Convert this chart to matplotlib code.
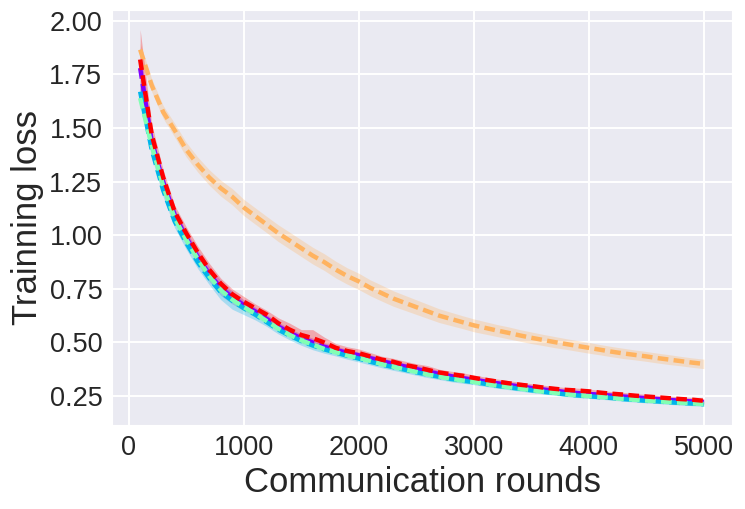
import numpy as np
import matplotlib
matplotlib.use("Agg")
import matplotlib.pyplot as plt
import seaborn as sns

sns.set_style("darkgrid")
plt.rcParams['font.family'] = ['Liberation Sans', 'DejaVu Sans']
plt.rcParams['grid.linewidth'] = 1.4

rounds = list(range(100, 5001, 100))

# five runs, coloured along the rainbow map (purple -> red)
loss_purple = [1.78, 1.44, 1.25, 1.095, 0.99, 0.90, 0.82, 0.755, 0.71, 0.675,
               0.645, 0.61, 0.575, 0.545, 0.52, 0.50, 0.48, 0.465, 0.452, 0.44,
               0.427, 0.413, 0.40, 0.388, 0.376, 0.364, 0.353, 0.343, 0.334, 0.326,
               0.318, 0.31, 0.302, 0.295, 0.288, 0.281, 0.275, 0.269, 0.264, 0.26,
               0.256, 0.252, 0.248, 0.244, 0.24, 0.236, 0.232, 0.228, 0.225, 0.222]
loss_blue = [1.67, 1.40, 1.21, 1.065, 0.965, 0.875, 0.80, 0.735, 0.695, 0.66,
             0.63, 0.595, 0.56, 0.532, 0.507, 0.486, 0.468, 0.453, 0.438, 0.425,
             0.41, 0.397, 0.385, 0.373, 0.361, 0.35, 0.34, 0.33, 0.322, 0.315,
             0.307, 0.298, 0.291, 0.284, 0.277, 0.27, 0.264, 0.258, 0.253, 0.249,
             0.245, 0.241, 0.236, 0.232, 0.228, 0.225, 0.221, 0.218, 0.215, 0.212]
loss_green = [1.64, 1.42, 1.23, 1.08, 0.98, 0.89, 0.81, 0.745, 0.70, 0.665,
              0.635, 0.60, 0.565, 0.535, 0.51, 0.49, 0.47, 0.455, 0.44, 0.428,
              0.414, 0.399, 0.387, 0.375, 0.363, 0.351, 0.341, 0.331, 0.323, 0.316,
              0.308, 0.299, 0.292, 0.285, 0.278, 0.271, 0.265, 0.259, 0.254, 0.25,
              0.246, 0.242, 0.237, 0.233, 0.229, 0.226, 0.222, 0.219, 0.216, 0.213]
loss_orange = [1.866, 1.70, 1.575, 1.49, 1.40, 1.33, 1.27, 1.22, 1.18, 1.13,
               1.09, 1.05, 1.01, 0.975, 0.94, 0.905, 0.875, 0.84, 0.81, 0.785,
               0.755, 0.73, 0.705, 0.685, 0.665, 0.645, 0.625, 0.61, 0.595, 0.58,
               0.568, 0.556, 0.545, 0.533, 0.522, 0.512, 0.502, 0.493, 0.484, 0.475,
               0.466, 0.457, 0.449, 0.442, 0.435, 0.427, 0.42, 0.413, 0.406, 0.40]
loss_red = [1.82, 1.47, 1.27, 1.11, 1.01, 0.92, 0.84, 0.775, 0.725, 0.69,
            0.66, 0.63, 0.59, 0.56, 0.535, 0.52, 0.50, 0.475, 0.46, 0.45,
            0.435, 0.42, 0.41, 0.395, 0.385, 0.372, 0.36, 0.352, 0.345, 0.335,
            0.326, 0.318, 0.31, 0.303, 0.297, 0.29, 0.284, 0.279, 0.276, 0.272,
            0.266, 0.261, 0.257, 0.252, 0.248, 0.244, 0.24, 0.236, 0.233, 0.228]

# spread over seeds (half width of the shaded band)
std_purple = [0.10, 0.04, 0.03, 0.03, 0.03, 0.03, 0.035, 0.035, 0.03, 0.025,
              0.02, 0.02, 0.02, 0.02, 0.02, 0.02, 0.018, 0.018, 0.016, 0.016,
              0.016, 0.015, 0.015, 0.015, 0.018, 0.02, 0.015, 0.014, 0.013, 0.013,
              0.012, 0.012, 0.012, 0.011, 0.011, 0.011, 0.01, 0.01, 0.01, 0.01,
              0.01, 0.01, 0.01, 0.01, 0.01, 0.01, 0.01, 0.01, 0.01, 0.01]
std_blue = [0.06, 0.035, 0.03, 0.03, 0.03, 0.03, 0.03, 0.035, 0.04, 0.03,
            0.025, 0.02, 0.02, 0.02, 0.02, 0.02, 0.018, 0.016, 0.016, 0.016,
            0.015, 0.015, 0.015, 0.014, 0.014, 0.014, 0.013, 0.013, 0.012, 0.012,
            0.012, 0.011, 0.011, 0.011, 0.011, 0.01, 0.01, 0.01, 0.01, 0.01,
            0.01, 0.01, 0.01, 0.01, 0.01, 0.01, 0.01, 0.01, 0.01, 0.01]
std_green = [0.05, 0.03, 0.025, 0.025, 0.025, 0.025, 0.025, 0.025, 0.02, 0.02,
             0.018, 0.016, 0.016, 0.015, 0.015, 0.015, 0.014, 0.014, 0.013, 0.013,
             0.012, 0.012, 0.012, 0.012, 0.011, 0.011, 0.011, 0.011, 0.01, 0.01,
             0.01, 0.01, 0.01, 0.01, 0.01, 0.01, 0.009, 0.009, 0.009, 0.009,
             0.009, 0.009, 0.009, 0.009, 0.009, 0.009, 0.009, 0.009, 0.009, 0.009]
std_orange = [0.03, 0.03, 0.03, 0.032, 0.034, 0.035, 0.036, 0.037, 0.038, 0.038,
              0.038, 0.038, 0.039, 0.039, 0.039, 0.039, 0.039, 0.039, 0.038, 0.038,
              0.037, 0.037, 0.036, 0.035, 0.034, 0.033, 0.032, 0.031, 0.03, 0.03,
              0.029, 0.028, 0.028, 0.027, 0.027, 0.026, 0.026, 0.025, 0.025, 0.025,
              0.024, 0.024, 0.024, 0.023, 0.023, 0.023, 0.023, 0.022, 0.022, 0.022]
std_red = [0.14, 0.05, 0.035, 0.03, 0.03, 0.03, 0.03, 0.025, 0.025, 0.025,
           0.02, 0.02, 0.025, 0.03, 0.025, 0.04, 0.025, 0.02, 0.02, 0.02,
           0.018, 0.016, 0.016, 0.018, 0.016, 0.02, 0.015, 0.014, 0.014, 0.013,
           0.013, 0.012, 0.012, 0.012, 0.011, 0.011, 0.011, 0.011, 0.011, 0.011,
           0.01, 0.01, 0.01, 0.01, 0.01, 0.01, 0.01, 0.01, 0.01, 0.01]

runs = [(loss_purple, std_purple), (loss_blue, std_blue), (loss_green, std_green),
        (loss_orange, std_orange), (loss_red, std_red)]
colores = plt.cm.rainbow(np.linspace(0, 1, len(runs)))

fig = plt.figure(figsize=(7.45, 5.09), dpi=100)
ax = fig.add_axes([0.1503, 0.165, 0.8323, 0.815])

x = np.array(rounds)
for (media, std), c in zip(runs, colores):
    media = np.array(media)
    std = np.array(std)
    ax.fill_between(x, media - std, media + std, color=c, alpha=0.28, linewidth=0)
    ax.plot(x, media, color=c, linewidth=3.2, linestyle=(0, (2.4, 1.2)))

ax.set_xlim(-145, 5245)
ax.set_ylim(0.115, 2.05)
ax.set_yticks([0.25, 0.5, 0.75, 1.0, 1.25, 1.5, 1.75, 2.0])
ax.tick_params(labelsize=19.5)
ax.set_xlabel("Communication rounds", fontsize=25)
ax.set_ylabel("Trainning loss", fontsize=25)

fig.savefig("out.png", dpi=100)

**Exercise instructions**
Without the pictures, return the listing above from its first line through the line that has "rounds = list(range(100, 5001, 100))".

**The solution**
Convert this chart to matplotlib code.
import numpy as np
import matplotlib
matplotlib.use("Agg")
import matplotlib.pyplot as plt
import seaborn as sns

sns.set_style("darkgrid")
plt.rcParams['font.family'] = ['Liberation Sans', 'DejaVu Sans']
plt.rcParams['grid.linewidth'] = 1.4

rounds = list(range(100, 5001, 100))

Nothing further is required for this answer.